Type ‘carbon offsetting’ into the web, and a multitude of sites will offer to ease your guilt about flying, driving or consumption, usually by planting trees in a distant land, mediated by newly founded companies trading in carbon.
The implication is that for a very modest sum, perhaps £100 per year, you will have done your bit and can carry on as usual. Bundling up and trading sub-prime mortgages was a con perpetrated by ‘market rationalists’ which brought the global economy to its knees. Carbon trading, advocated by similar (often male) logic, delays meaningful action on climate change, and is a threat to life on this planet.
Faced with a rising tide of public demand, businesses and governments have declared that they will achieve net zero emissions by the year 20-something.
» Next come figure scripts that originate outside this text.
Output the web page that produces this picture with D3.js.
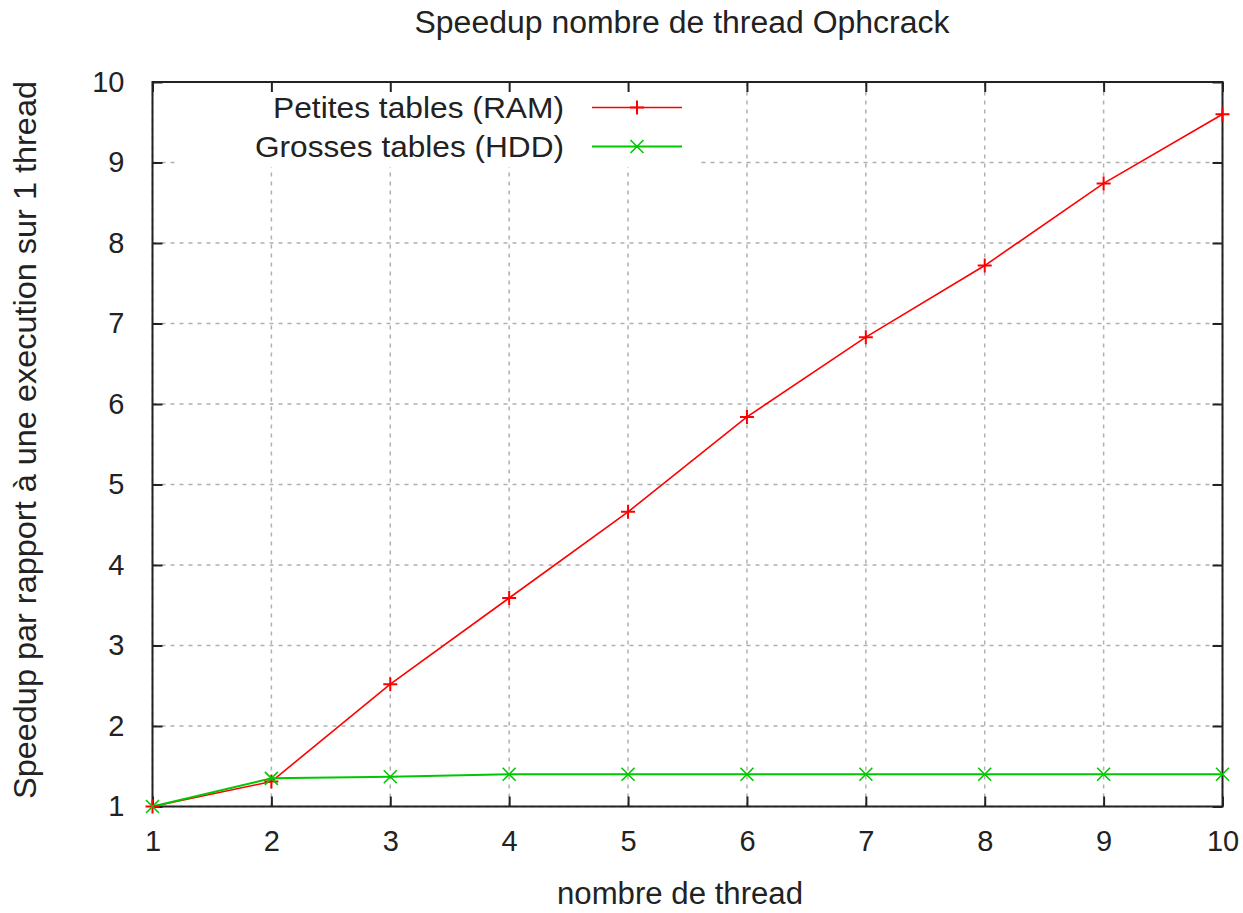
<html lang='fr'>
	<head>
		<title>Speedup nombre de thread Ophcrack</title>
		<script src="https://d3js.org/d3.v7.min.js" charset="utf-8"></script>
		<style type="text/css">
			body{
				margin: 0;
				background: white;
				font-family: "Liberation Sans", Arial, sans-serif;
			}
			text{
				fill: #222;
			}
			.grid line{
				stroke: #b0b0b0;
				stroke-width: 1.5;
				stroke-dasharray: 4,5;
			}
			.axis path{
				display: none;
			}
			.axis line{
				stroke: #222;
				stroke-width: 2;
			}
			.axis text{
				font-size: 29px;
				fill: #222;
			}
		</style>
	</head>
	<body>
		<div class="main"></div>
		<script>
			// data
			var threads = [1, 2, 3, 4, 5, 6, 7, 8, 9, 10]
			var ramSpeedup = [1, 1.31, 2.52, 3.59, 4.66, 5.84, 6.83, 7.72, 8.74, 9.6]
			var hddSpeedup = [1, 1.35, 1.37, 1.40, 1.40, 1.40, 1.40, 1.40, 1.40, 1.40]
			var xTicks = [1, 2, 3, 4, 5, 6, 7, 8, 9, 10]
			var yTicks = [1, 2, 3, 4, 5, 6, 7, 8, 9, 10]
			var seriesNames = ["Petites tables (RAM)", "Grosses tables (HDD)"]

			var width = 1243
			var height = 913
			var plotLeft = 152.5, plotRight = 1222.5, plotTop = 82, plotBottom = 806.5

			var svg = d3.select(".main")
				.append("svg")
				.attr("width", width)
				.attr("height", height)

			var x = d3.scaleLinear().domain([1, 10]).range([plotLeft, plotRight])
			var y = d3.scaleLinear().domain([1, 10]).range([plotBottom, plotTop])

			// grid
			var grid = svg.append("g").attr("class", "grid")
			grid.selectAll(".gx")
				.data(xTicks)
				.enter().append("line")
				.attr("x1", function(d){ return x(d) })
				.attr("x2", function(d){ return x(d) })
				.attr("y1", plotBottom)
				.attr("y2", plotTop)
			grid.selectAll(".gy")
				.data(yTicks)
				.enter().append("line")
				.attr("x1", plotLeft)
				.attr("x2", plotRight)
				.attr("y1", function(d){ return y(d) })
				.attr("y2", function(d){ return y(d) })

			// legend box hides the grid behind the key
			svg.append("rect")
				.attr("x", 176)
				.attr("y", plotTop + 1)
				.attr("width", 524)
				.attr("height", 84)
				.attr("fill", "white")

			// axes with inward ticks, mirrored on top and right
			svg.append("g").attr("class", "axis")
				.attr("transform", "translate(0," + plotBottom + ")")
				.call(d3.axisBottom(x).tickValues(xTicks).tickSize(-10).tickPadding(24).tickFormat(d3.format("d")))
			svg.append("g").attr("class", "axis")
				.attr("transform", "translate(" + plotLeft + ",0)")
				.call(d3.axisLeft(y).tickValues(yTicks).tickSize(-10).tickPadding(28).tickFormat(d3.format("d")))
			svg.append("g").attr("class", "axis")
				.attr("transform", "translate(0," + plotTop + ")")
				.call(d3.axisTop(x).tickValues(xTicks).tickSize(-10).tickFormat(""))
			svg.append("g").attr("class", "axis")
				.attr("transform", "translate(" + plotRight + ",0)")
				.call(d3.axisRight(y).tickValues(yTicks).tickSize(-10).tickFormat(""))

			svg.append("rect")
				.attr("x", plotLeft)
				.attr("y", plotTop)
				.attr("width", plotRight - plotLeft)
				.attr("height", plotBottom - plotTop)
				.attr("fill", "none")
				.attr("stroke", "#222")
				.attr("stroke-width", 2)

			var line = d3.line()
				.x(function(d){ return x(d[0]) })
				.y(function(d){ return y(d[1]) })

			var ramData = d3.zip(threads, ramSpeedup)
			var hddData = d3.zip(threads, hddSpeedup)

			function plus(g, cx, cy, color){
				g.append("path")
					.attr("d", "M" + (cx - 7) + "," + cy + "H" + (cx + 7) + "M" + cx + "," + (cy - 7) + "V" + (cy + 7))
					.attr("stroke", color).attr("stroke-width", 2).attr("fill", "none")
			}
			function cross(g, cx, cy, color){
				var s = 6.5
				g.append("path")
					.attr("d", "M" + (cx - s) + "," + (cy - s) + "L" + (cx + s) + "," + (cy + s) + "M" + (cx - s) + "," + (cy + s) + "L" + (cx + s) + "," + (cy - s))
					.attr("stroke", color).attr("stroke-width", 1.6).attr("fill", "none")
			}

			var red = "#ff0000"
			var green = "#00c800"

			var plot = svg.append("g")
			plot.append("path").datum(ramData)
				.attr("d", line).attr("fill", "none")
				.attr("stroke", red).attr("stroke-width", 1.6)
			plot.append("path").datum(hddData)
				.attr("d", line).attr("fill", "none")
				.attr("stroke", green).attr("stroke-width", 2)
			ramData.forEach(function(d){ plus(plot, x(d[0]), y(d[1]), red) })
			hddData.forEach(function(d){ cross(plot, x(d[0]), y(d[1]), green) })

			// legend
			var legend = svg.append("g")
			var legendRows = [
				{name: seriesNames[0], color: red, mark: plus, y: 107.5, len: 291, sw: 1.6},
				{name: seriesNames[1], color: green, mark: cross, y: 146.5, len: 309, sw: 2}
			]
			legendRows.forEach(function(r){
				legend.append("text")
					.attr("x", 564)
					.attr("y", r.y + 10)
					.attr("text-anchor", "end")
					.attr("font-size", 30)
					.attr("textLength", r.len)
					.attr("lengthAdjust", "spacingAndGlyphs")
					.text(r.name)
				legend.append("line")
					.attr("x1", 592).attr("x2", 682)
					.attr("y1", r.y).attr("y2", r.y)
					.attr("stroke", r.color).attr("stroke-width", r.sw)
				r.mark(legend, 637, r.y, r.color)
			})

			// titles
			svg.append("text")
				.attr("x", 682)
				.attr("y", 33)
				.attr("text-anchor", "middle")
				.attr("font-size", 31)
				.attr("textLength", 535)
				.attr("lengthAdjust", "spacingAndGlyphs")
				.text("Speedup nombre de thread Ophcrack")

			svg.append("text")
				.attr("x", 680)
				.attr("y", 904)
				.attr("text-anchor", "middle")
				.attr("font-size", 31)
				.attr("textLength", 246)
				.attr("lengthAdjust", "spacingAndGlyphs")
				.text("nombre de thread")

			svg.append("text")
				.attr("transform", "translate(36,440) rotate(-90)")
				.attr("text-anchor", "middle")
				.attr("font-size", 31)
				.attr("textLength", 718)
				.attr("lengthAdjust", "spacingAndGlyphs")
				.text("Speedup par rapport à une execution sur 1 thread")
		</script>
	</body>
</html>
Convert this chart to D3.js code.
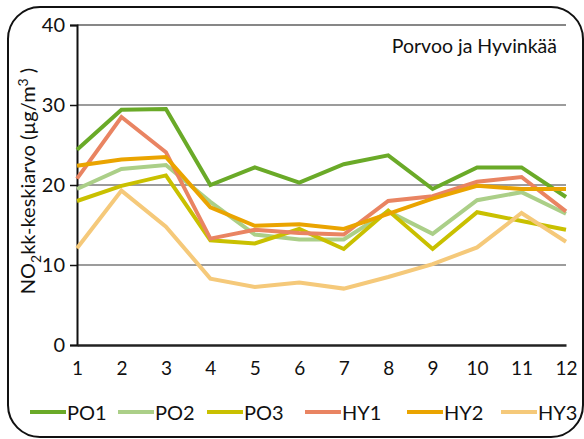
<!DOCTYPE html>
<html>
<head>
<meta charset="utf-8">
<script src="https://cdn.jsdelivr.net/npm/d3@7"></script>
<style>
  body { margin: 0; background: #fff; }
  svg text { font-family: Lato, "Open Sans", sans-serif; fill: #111; }
</style>
</head>
<body>
<div id="chart"></div>
<script>
// Data
const months = [1, 2, 3, 4, 5, 6, 7, 8, 9, 10, 11, 12];
const yTicks = [0, 10, 20, 30, 40];
const seriesNames = ["PO1", "PO2", "PO3", "HY1", "HY2", "HY3"];
const seriesColors = ["#6aaa28", "#abcf88", "#c9c000", "#e98462", "#eaa400", "#f5c97a"];

const PO1 = [24.4, 29.4, 29.5, 20.0, 22.2, 20.3, 22.6, 23.7, 19.5, 22.2, 22.2, 18.5];
const PO2 = [19.5, 22.0, 22.5, 17.9, 13.8, 13.2, 13.2, 16.7, 13.9, 18.1, 19.1, 16.4];
const PO3 = [18.0, 19.9, 21.2, 13.1, 12.7, 14.5, 12.0, 16.8, 12.0, 16.6, 15.5, 14.4];
const HY1 = [20.8, 28.5, 24.1, 13.3, 14.4, 14.0, 13.8, 18.0, 18.6, 20.4, 21.0, 16.7];
const HY2 = [22.4, 23.2, 23.5, 17.2, 14.9, 15.1, 14.5, 16.4, 18.3, 19.9, 19.5, 19.5];
const HY3 = [12.1, 19.3, 14.8, 8.3, 7.25, 7.8, 7.05, 8.5, 10.1, 12.2, 16.5, 12.9];
const seriesValues = [PO1, PO2, PO3, HY1, HY2, HY3];

const W = 584, H = 439;
const plot = { left: 77, right: 566, top: 25, bottom: 345 };

const svg = d3.select("#chart")
    .append("svg")
    .attr("width", W)
    .attr("height", H);

// Rounded frame
svg.append("rect")
    .attr("x", 8).attr("y", 7)
    .attr("width", 575).attr("height", 430)
    .attr("rx", 32).attr("ry", 32)
    .attr("fill", "none")
    .attr("stroke", "#111")
    .attr("stroke-width", 2);

const x = d3.scaleLinear().domain([1, 12]).range([plot.left, plot.right]);
const y = d3.scaleLinear().domain([0, 40]).range([plot.bottom, plot.top]);

// Gridlines
svg.append("g")
    .selectAll("line")
    .data(yTicks.filter(d => d > 0))
    .enter()
    .append("line")
    .attr("x1", plot.left).attr("x2", plot.right)
    .attr("y1", d => y(d)).attr("y2", d => y(d))
    .attr("stroke", d => d === 40 ? "#111" : "#3a3a3a")
    .attr("stroke-width", 1.2);

// Y axis
const yAxis = svg.append("g")
    .attr("transform", `translate(${plot.left},0)`)
    .call(d3.axisLeft(y).tickValues(yTicks).tickSize(7).tickPadding(5).tickFormat(d3.format("d")));
yAxis.select(".domain").attr("stroke", "#111").attr("stroke-width", 2);
yAxis.selectAll(".tick line").attr("stroke", "#111").attr("stroke-width", 1.5);
yAxis.selectAll("text")
    .style("font-size", "20px")
    .style("font-family", "Lato, sans-serif")
    .attr("fill", "#111");

// X axis
const xAxis = svg.append("g")
    .attr("transform", `translate(0,${plot.bottom})`)
    .call(d3.axisBottom(x).tickValues(months).tickSize(0).tickPadding(17).tickFormat(d3.format("d")));
xAxis.select(".domain").attr("stroke", "#222").attr("stroke-width", 2.5);
xAxis.selectAll("text")
    .style("font-size", "19px")
    .style("font-family", "Lato, sans-serif")
    .attr("fill", "#111");

// Lines
const line = d3.line()
    .x((d, i) => x(months[i]))
    .y(d => y(d));

svg.append("g")
    .selectAll("path")
    .data(seriesValues)
    .enter()
    .append("path")
    .attr("d", d => line(d))
    .attr("fill", "none")
    .attr("stroke", (d, i) => seriesColors[i])
    .attr("stroke-width", 4)
    .attr("stroke-linejoin", "miter");

// Title
svg.append("text")
    .attr("x", 557).attr("y", 53)
    .attr("text-anchor", "end")
    .style("font-size", "19.5px")
    .text("Porvoo ja Hyvinkää");

// Y axis label
const yLabel = svg.append("text")
    .attr("transform", `translate(35,${181}) rotate(-90)`)
    .attr("text-anchor", "middle")
    .style("font-size", "20px");
yLabel.append("tspan").text("NO");
yLabel.append("tspan").attr("dy", 6).style("font-size", "14px").text("2");
yLabel.append("tspan").attr("dy", -6).text("kk-keskiarvo  (µg/m");
yLabel.append("tspan").attr("dy", -7).style("font-size", "14px").text("3");
yLabel.append("tspan").attr("dy", 7).text(" )");

// Legend
const legendX = [30, 118, 207, 305, 407, 501];
const legend = svg.append("g")
    .selectAll("g")
    .data(seriesNames)
    .enter()
    .append("g")
    .attr("transform", (d, i) => `translate(${legendX[i]},412)`);
legend.append("line")
    .attr("x1", 0).attr("x2", 36)
    .attr("y1", 0).attr("y2", 0)
    .attr("stroke", (d, i) => seriesColors[i])
    .attr("stroke-width", 4);
legend.append("text")
    .attr("x", 37).attr("y", 7.5)
    .style("font-size", "20px")
    .text(d => d);
</script>
</body>
</html>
The problem is that most have not even decided what emissions to measure, and fewer still have a credible plan to reduce them to zero – other than by paying the global south to plant trees, in a trade with uncomfortable parallels to our imperialist past.
At Riverford, we are convinced of the need to progress to net zero faster than the commonly used 2050 date. But we have to get the ‘how’ right as well as the ‘when’, and the ‘how’ cannot mean just offshoring the problem. It has to start with reducing our emissions in every possible area, however unglamorous: indications are that we can reduce our emissions by 40-50 per cent through measures such as solar panels, electric vehicles, better refrigeration, better sourcing and route planning (with some reliance on emerging technologies). We are now working on the other 50-60 per cent.
There isn’t enough land on Earth for tree planting to be every organisation’s solution – and it would be even more wrong to pay the global south to do it for us, even if we trusted the governance and marketplace, which we don’t.
So, we have begun work on answers closer to home, using our natural assets and knowledge. There are promising land-based solutions, using soil, trees and hedges, especially on marginal land. Most require research, development, verification.
In the meanwhile, having researched and interrogated providers, I can assure you that carbon trading is a very poor substitute for taking responsibility for your own (individual, company, or nation’s) impact. If someone tells you that they will reach net zero, I urge you not to be impressed until they have told you how. We haven’t cracked the problem yet, but you’ll be hearing a lot more as our plans develop.